Tonye Princewill

January 6, 2012

Unemployment: The devil is in the details(2)

By Prince Tonye Princewill
IMPLICITLY, the policy initiatives enunciated in the President’s 2012 Budget address reflect similar reasoning. Instead of simply funding pre-existing programmes, the Jonathan administration appears to be formulating its own distinctive approach to the unemployment problem.

In the 2011 Budget, for example, the Federal Government introduced the National Job Creation Scheme and seeded it with N50 billion. Now, the President assured legislators, “the implementation of this programme has commenced in earnest”.

Provided for in the 2012 Budget as well, is the Youth Enterprise With Innovation In Nigeria (You Win) Programme. You Win was launched in Abuja last October, the President reported, and has since been commissioned “across the six Geopolitical zones.” It is expected to create about 100,000 jobs.

These programmes are timely and crucially important. The unemployment crisis is deepening daily. So any effort the Federal Government makes, deserve vigorous applause and unqualified support from all sectors of the society.

But while these measures are impressive, they are also very conventional—cut more or less from the same mould as those of previous administrations. If the advance of this social hydra is to be halted and the monster ultimately slain, the Government will have to expand its horizons.

First, I am uneasy with the figures of the National Bureau of Statistics. I don’t have evidence to the contrary, but I doubt whether the picture they paint is statistically accurate. I’m not sure anyone in Government knows how many unemployed Nigerians there are—not to mention who they are.

The “who” in this equation is critical, because it determines specific content of programmes and projects designed to alleviate unemployment. There ought to be a very comprehensive assessment of skills in the labour force, for example, among Nigerians both at home and abroad.

These, in their turn, will need to be matched with the skills and technical training that are required, not only in the public and private sectors but also over a projected period in the future—based on Nigeria’s mid-term and long-term economic and industrial objectives.

Having made this suggestion though, I must also  hasten to stress that the time has long past for debating statistics.
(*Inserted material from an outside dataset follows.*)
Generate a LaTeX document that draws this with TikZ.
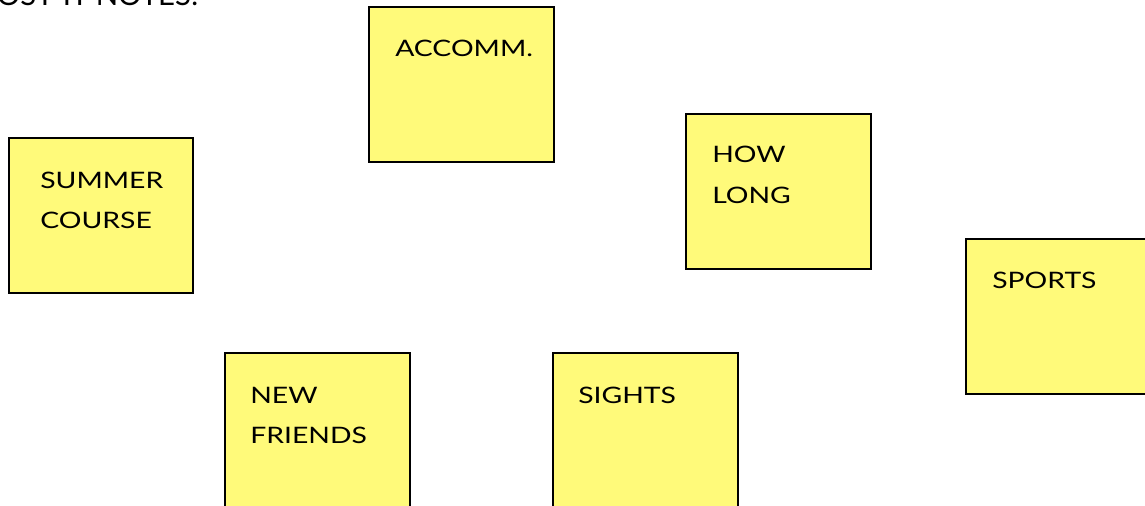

While accurate census data is vital for the formulation of effective policy, there are certain givens in the equation that must form the basis for urgent action.

We know, for instance, that there are hundreds, no  thousands of Nigerians  living abroad who have capital, intelligence, insight and experience that could contribute substantially to national economic and industrial growth. These sons and daughters need to be called home.

It is also beyond debate, that agriculture must be central to any serious employment strategy. But at this juncture, I must depart radically from conventional wisdom, as reflected in the President’s Budget Speech: That the solution lies in “mechanization”.

“Mechanization” refers to the use of machines, such as tractors and motorised harvesters, to sustain agricultural activity. We will obviously have to do this eventually. But policy makers should be reminded that machines are labour-saving devices: And we are deeply mired in a crisis of unemployment!

Instead, Government needs to encourage and support subsistence agriculture. Only subsistence farming, based on manual labour and elementary machinery, can make any appreciable inroads into the unemployment problem. We have countless engineers, who can design simple farm implements.

Remember, our traditional agricultural methods have been with us for many centuries, during which they supported huge populations—millions of which were sent to North and South America where, ironically, they produced agricultural surpluses, often using traditional African techniques.

Secondly, almost all of the industrialised nations were producing food surpluses before tractors and other modern machinery were invented. They used simple farm implements, such as animal drawn plows, hoes and and hand-held reapers.

There is no reason why we cannot do the same, at least until our industrial sector can manufacture farm machinery and thus absorb some of the workers mechanisation will uprooted and displaced.

Another given that policy makers should incorporate into their strategies, is the “informal sector”. Ishola Akintoye, writing in the European Journal of Economic, Finance and Administrative Science, describes this sector as “unorganised, unregulated, mostly legal, but unregistered”.

In Nigeria, he says, the informal sector accounts for about 70 percent of total industrial employment. Consequently, policies aimed at this segment of the labour force—such as making easy credit available—would have a major impact on unemployment.

Finally, I also urge Government and private employers to consider shift-working. This, as Ozioma Unegbu recently explained in Business Day, entails working employees fewer hours and rotating schedules—so that establishments can absorb more workers.  The government can review each case and consider deploying incentives – where essential. Nigeria needs jobs and we need them now.